STATED GOAL: Exclude images, then output the remaining data verbatim.

INFORMATION PROVIDED:
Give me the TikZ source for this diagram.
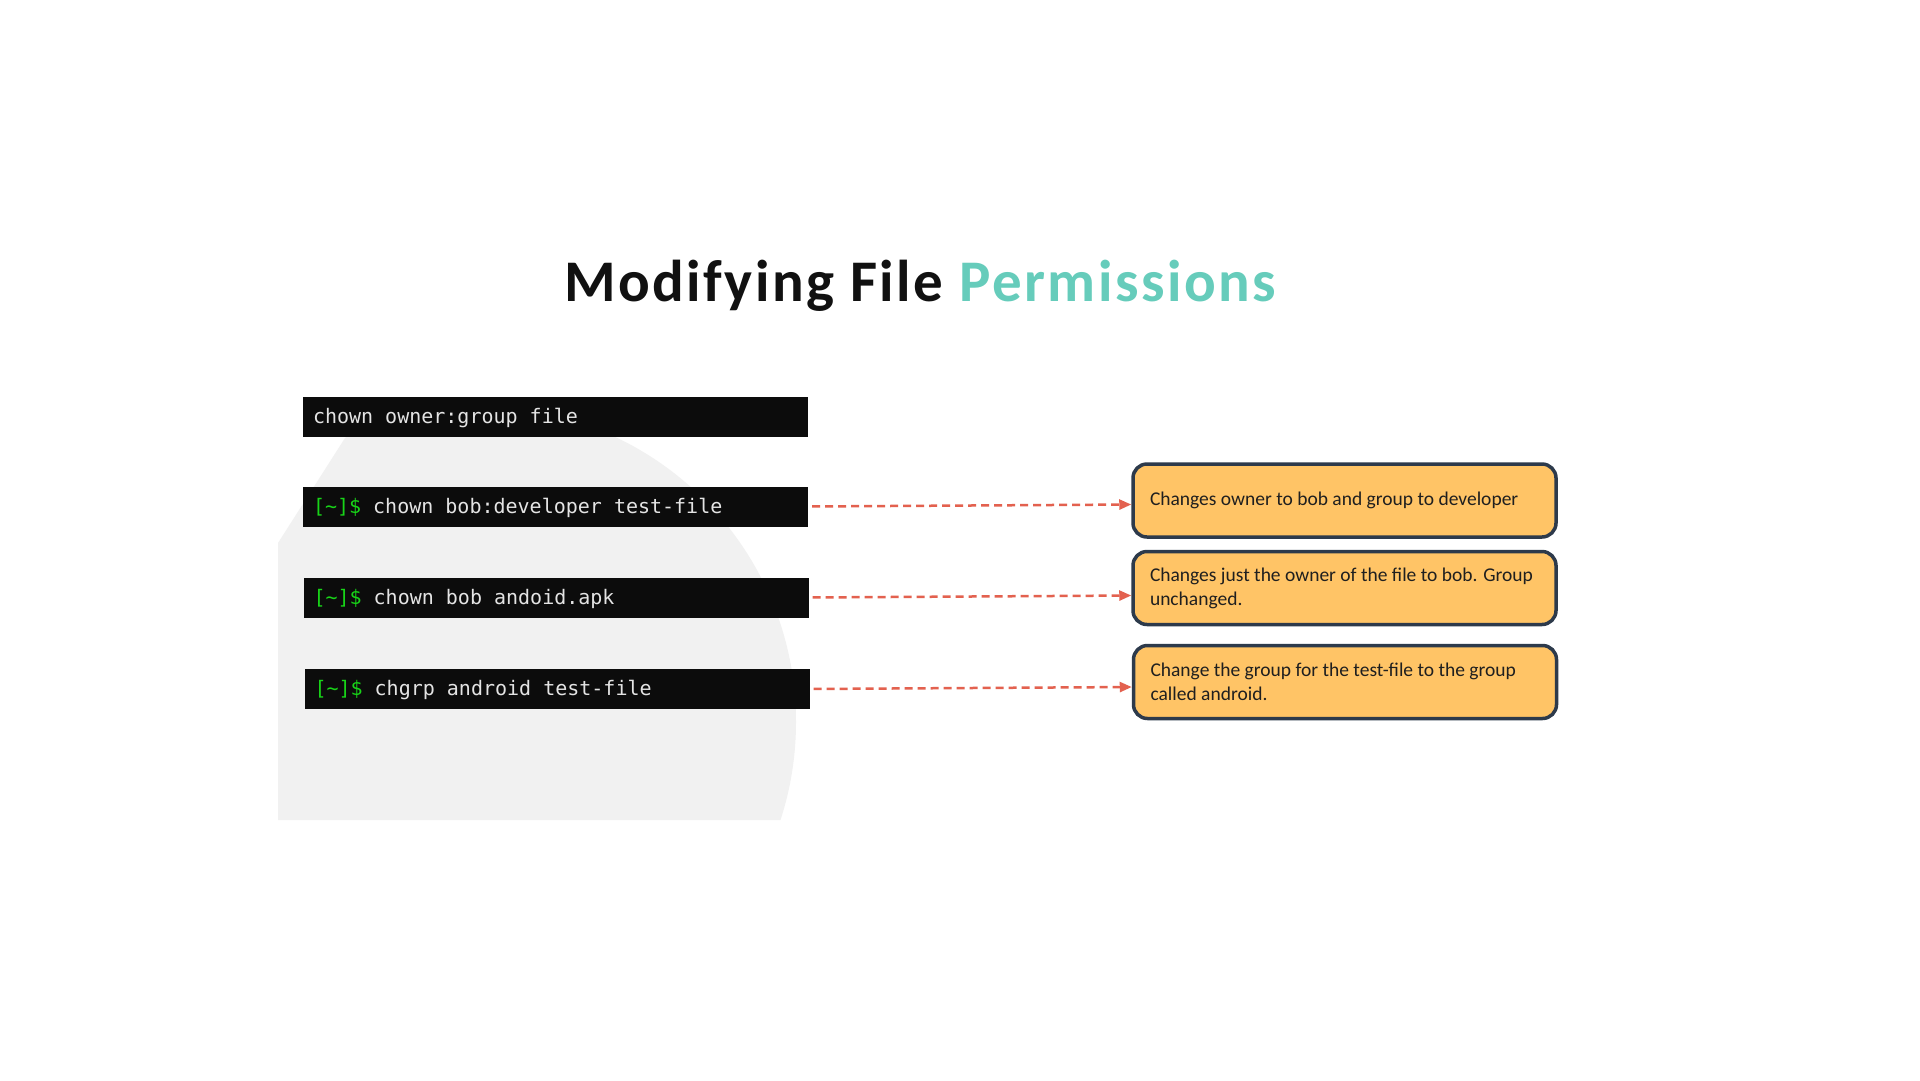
\documentclass[tikz,border=0pt]{standalone}
\usepackage{fontspec}
\setmainfont{Carlito}
\newfontfamily\termfont{DejaVu Sans Mono}
\newfontfamily\headfont[LetterSpace=4.2]{Carlito}
\usetikzlibrary{arrows.meta}
\definecolor{termbg}{HTML}{0C0C0C}
\definecolor{termfg}{HTML}{E4E4E4}
\definecolor{promptgreen}{HTML}{18D418}
\definecolor{blobgray}{HTML}{F1F1F1}
\definecolor{arrowred}{HTML}{E3614F}
\definecolor{notefill}{HTML}{FFC466}
\definecolor{noteline}{HTML}{2D3A4B}
\definecolor{titleteal}{HTML}{66CCBB}
\definecolor{titleblack}{HTML}{111111}
\newcommand\natsp{\spaceskip=0pt\xspaceskip=0pt\relax}
\begin{document}
\begin{tikzpicture}[x=1pt,y=-1pt,
  termbox/.style={fill=termbg, minimum width=505pt, minimum height=40pt,
    text width=485pt, inner xsep=10pt, inner ysep=0pt, align=left,
    text height=13pt, text depth=0pt,
    font=\termfont\fontsize{20}{24}\selectfont, text=termfg},
  note/.style={draw=noteline, line width=3.5pt, fill=notefill,
    rounded corners=14pt, minimum width=423pt, minimum height=73pt,
    text width=389pt, inner xsep=17pt, align=left,
    font=\fontsize{19.5}{24}\selectfont, text=black!88},
  link/.style={draw=arrowred, line width=2.5pt, dash pattern=on 8pt off 5pt,
    -{Triangle[length=12pt,width=10pt]}, shorten <=4pt}]
\useasboundingbox[fill=white] (0,0) rectangle (1920,1080);
% background blob
\begin{scope}
  \clip (278,820) -- (278,543) -- (345,438) -- (345,300) -- (900,300) -- (900,820) -- cycle;
  \fill[blobgray] (481,722) circle[radius=315pt];
\end{scope}
% title
\node[anchor=base west, inner sep=0pt, text=titleblack] (title) at (564,301)
  {\headfont\bfseries\fontsize{59}{64}\selectfont Modifying File \textcolor{titleteal}{Permissions}};
% terminal lines
\node[termbox] (t1) at (555.5,416.5) {\natsp chown owner:group file};
\node[termbox] (t2) at (555.5,506.5) {\natsp\textcolor{promptgreen}{[\textasciitilde]\$} chown bob:developer test-file};
\node[termbox] (t3) at (556,597.5) {\natsp\textcolor{promptgreen}{[\textasciitilde]\$} chown bob andoid.apk};
\node[termbox] (t4) at (557,689) {\natsp\textcolor{promptgreen}{[\textasciitilde]\$} chgrp android test-file};
% notes
\node[note] (n1) at (1344.5,500.5) {\natsp Changes owner to bob and group to developer};
\node[note] (n2) at (1344.5,588) {\natsp Changes just the owner of the file to bob. Group\\unchanged.};
\node[note] (n3) at (1345,682) {\natsp Change the group for the test-file to the group\\called android.};
% connectors
\draw[link] (t2.east) -- ([yshift=2pt]t2.east -| n1.west);
\draw[link] (t3.east) -- ([yshift=2pt]t3.east -| n2.west);
\draw[link] (t4.east) -- ([yshift=2pt]t4.east -| n3.west);
\end{tikzpicture}
\end{document}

EXERCISE RESPONSE:
Give me the TikZ source for this diagram.
\documentclass[tikz,border=0pt]{standalone}
\usepackage{fontspec}
\setmainfont{Carlito}
\newfontfamily\termfont{DejaVu Sans Mono}
\newfontfamily\headfont[LetterSpace=4.2]{Carlito}
\usetikzlibrary{arrows.meta}
\definecolor{termbg}{HTML}{0C0C0C}
\definecolor{termfg}{HTML}{E4E4E4}
\definecolor{promptgreen}{HTML}{18D418}
\definecolor{blobgray}{HTML}{F1F1F1}
\definecolor{arrowred}{HTML}{E3614F}
\definecolor{notefill}{HTML}{FFC466}
\definecolor{noteline}{HTML}{2D3A4B}
\definecolor{titleteal}{HTML}{66CCBB}
\definecolor{titleblack}{HTML}{111111}
\newcommand\natsp{\spaceskip=0pt\xspaceskip=0pt\relax}
\begin{document}
\begin{tikzpicture}[x=1pt,y=-1pt,
  termbox/.style={fill=termbg, minimum width=505pt, minimum height=40pt,
    text width=485pt, inner xsep=10pt, inner ysep=0pt, align=left,
    text height=13pt, text depth=0pt,
    font=\termfont\fontsize{20}{24}\selectfont, text=termfg},
  note/.style={draw=noteline, line width=3.5pt, fill=notefill,
    rounded corners=14pt, minimum width=423pt, minimum height=73pt,
    text width=389pt, inner xsep=17pt, align=left,
    font=\fontsize{19.5}{24}\selectfont, text=black!88},
  link/.style={draw=arrowred, line width=2.5pt, dash pattern=on 8pt off 5pt,
    -{Triangle[length=12pt,width=10pt]}, shorten <=4pt}]
\useasboundingbox[fill=white] (0,0) rectangle (1920,1080);
% background blob
\begin{scope}
  \clip (278,820) -- (278,543) -- (345,438) -- (345,300) -- (900,300) -- (900,820) -- cycle;
  \fill[blobgray] (481,722) circle[radius=315pt];
\end{scope}
% title
\node[anchor=base west, inner sep=0pt, text=titleblack] (title) at (564,301)
  {\headfont\bfseries\fontsize{59}{64}\selectfont Modifying File \textcolor{titleteal}{Permissions}};
% terminal lines
\node[termbox] (t1) at (555.5,416.5) {\natsp chown owner:group file};
\node[termbox] (t2) at (555.5,506.5) {\natsp\textcolor{promptgreen}{[\textasciitilde]\$} chown bob:developer test-file};
\node[termbox] (t3) at (556,597.5) {\natsp\textcolor{promptgreen}{[\textasciitilde]\$} chown bob andoid.apk};
\node[termbox] (t4) at (557,689) {\natsp\textcolor{promptgreen}{[\textasciitilde]\$} chgrp android test-file};
% notes
\node[note] (n1) at (1344.5,500.5) {\natsp Changes owner to bob and group to developer};
\node[note] (n2) at (1344.5,588) {\natsp Changes just the owner of the file to bob. Group\\unchanged.};
\node[note] (n3) at (1345,682) {\natsp Change the group for the test-file to the group\\called android.};
% connectors
\draw[link] (t2.east) -- ([yshift=2pt]t2.east -| n1.west);
\draw[link] (t3.east) -- ([yshift=2pt]t3.east -| n2.west);
\draw[link] (t4.east) -- ([yshift=2pt]t4.east -| n3.west);
\end{tikzpicture}
\end{document}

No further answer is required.